Anyway, the lake was formed by a damn where 2 rivers flowed into a draw. The sides of shore are STEEP, and it seems to continue into the water. I tried to drop anchor about 15 yards off shore, my 25 foot rope wasn't enough to reach bottom. I mention this because I would LOVE to flyfish here, sometimes from shore. It's to deep to wade, as I'd be over my head in 2-3 steps, so what is a casting technique I can lookup and learn to deal with very little to now back cast room?

If wife and I are in the boat with a bit more confidence I won't hook her, I will use the fly road, but on shore, not sure what to try
 
You can learn everything you'll ever need to know from this guy! In all seriousness though, get the roll cast down and find a way to make it work for you. Something you'll find is that everyone's casts vary a little bit. Experiment and make it work for your style!

 
Fly fishing in deep water usually requires a sinking line. A floating line won't be much help unless the fish are feeding on the surface. I also use a float tube extensively - eliminates the roll cast. :)
 
You can learn everything you'll ever need to know from this guy!
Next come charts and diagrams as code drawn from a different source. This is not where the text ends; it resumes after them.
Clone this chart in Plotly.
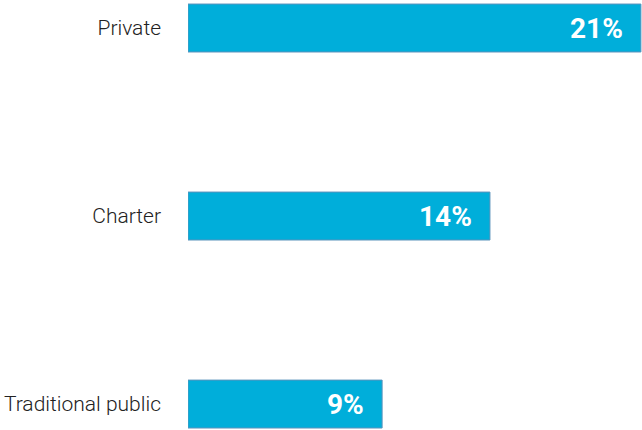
import plotly.graph_objects as go

# school types, bottom to top
categories = ["Traditional public", "Charter", "Private"]
values = [9, 14, 21]
value_labels = ["9%", "14%", "21%"]

bar_color = "#00AEDA"
edge_color = "#5B93BC"

fig = go.Figure()
fig.add_trace(go.Bar(
    x=values,
    y=categories,
    orientation="h",
    width=0.255,
    marker=dict(color=bar_color, line=dict(color=edge_color, width=1)),
    hoverinfo="skip",
))

for cat, val, lab in zip(categories, values, value_labels):
    fig.add_annotation(
        x=val, y=cat, text=lab, showarrow=False,
        xanchor="right", yanchor="middle", xshift=-16,
        font=dict(family="Roboto", size=28, color="white", weight="bold"),
    )

fig.update_layout(
    width=642, height=430,
    margin=dict(l=188, r=0, t=0, b=0),
    paper_bgcolor="white",
    plot_bgcolor="white",
    showlegend=False,
    font=dict(family="Roboto", color="#222222"),
)
fig.update_xaxes(range=[0, 21.05], visible=False, fixedrange=True)
fig.update_yaxes(
    range=[-0.138, 2.149],
    showgrid=False, zeroline=False, showline=False,
    ticks="", ticklabelstandoff=26,
    tickfont=dict(family="Roboto", size=21, color="#222222", weight=300),
    fixedrange=True,
)

# drop the default page margin so the chart fills the window
fig.write_html("out.html", post_script="document.body.style.margin='0';",
               config={"displayModeBar": False})
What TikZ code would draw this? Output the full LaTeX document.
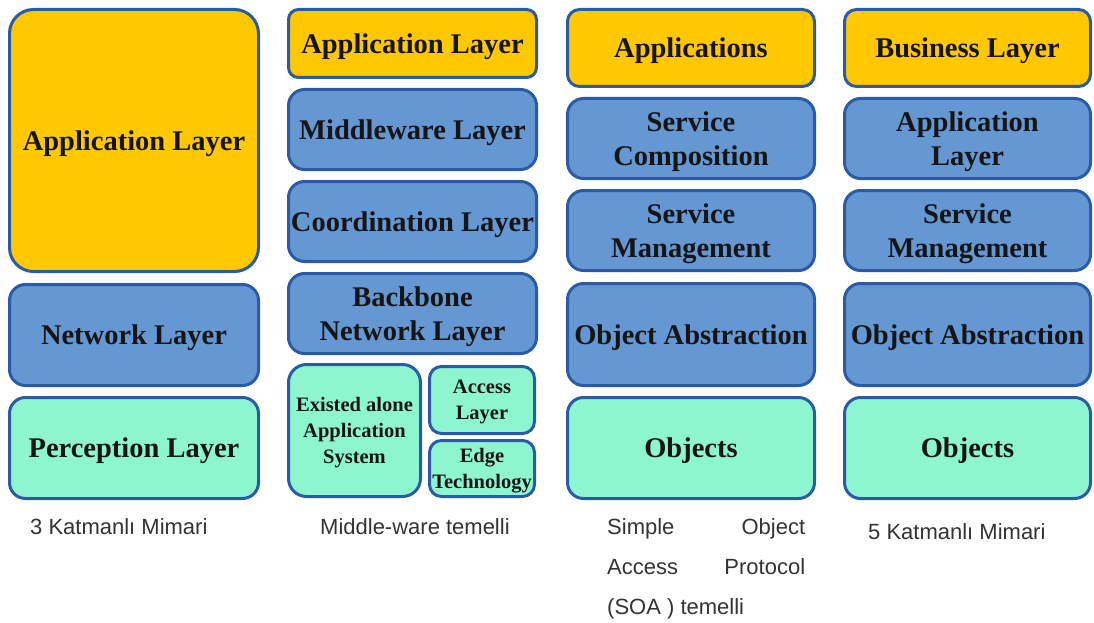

Everyone should watch Hank :)

As everyone is saying - Learning to snap a good roll cast is a great one in your arsenal for tight backcasts. With lakes in particular, you don't even need to really worry about pinpoint accuracy, as you're rarely needing to drop a fly in a spot the size of a paint can with appropriate hooks/piles/slack needed for a dead drift like on moving water. Just get it in their 'zone'

Beyond casting - unless the entire lake is this way (steep drop to black water 360' around the lake) - I'd also look for places where there is a shelf or something. It doesnt take much, I have a spot very similar to the one you describe on a local mountain lake, it drops to 30' depth really quickly on an entire shoreline, but there are a bunch of large boulders on the dropoff that attract vegetation/bugs/baitfish and basically serve as a 'false bottom'. Those boulders are basically the only place to reliably catch fish along that entire piece of the shoreline. If it's truly 'fjord-style' I'd focus on the upper 5'-20' of the water column.
 
Thanks! You guys rock! found those videos, which link to others and others, now I just have to practice it!
 
Simon Gawesworth has some excellent single handed Spey casting videos online. In addition to roll casting, these techniques will serve you well
 
Its also worth it to take a class if theres one local. If you start out with bad habits/technique its very tough to break.
 
Best bet is probably sink tip line as well as indicator fishing the shallows. I mainly fly fish rivers and if you get the stream small mountain stream can be easy for beginners.
 
You can learn everything you'll ever need to know from this guy! In all seriousness though, get the roll cast down and find a way to make it work for you. Something you'll find is that everyone's casts vary a little bit. Experiment and make it work for your style!


Ok that was just hilarious.
 
One more thought since the lake gets deep near shore. You may be able to do a more traditional sidearm cast parallel to the shore and still get your fly into the fish zone. Definitely learn to roll-cast though!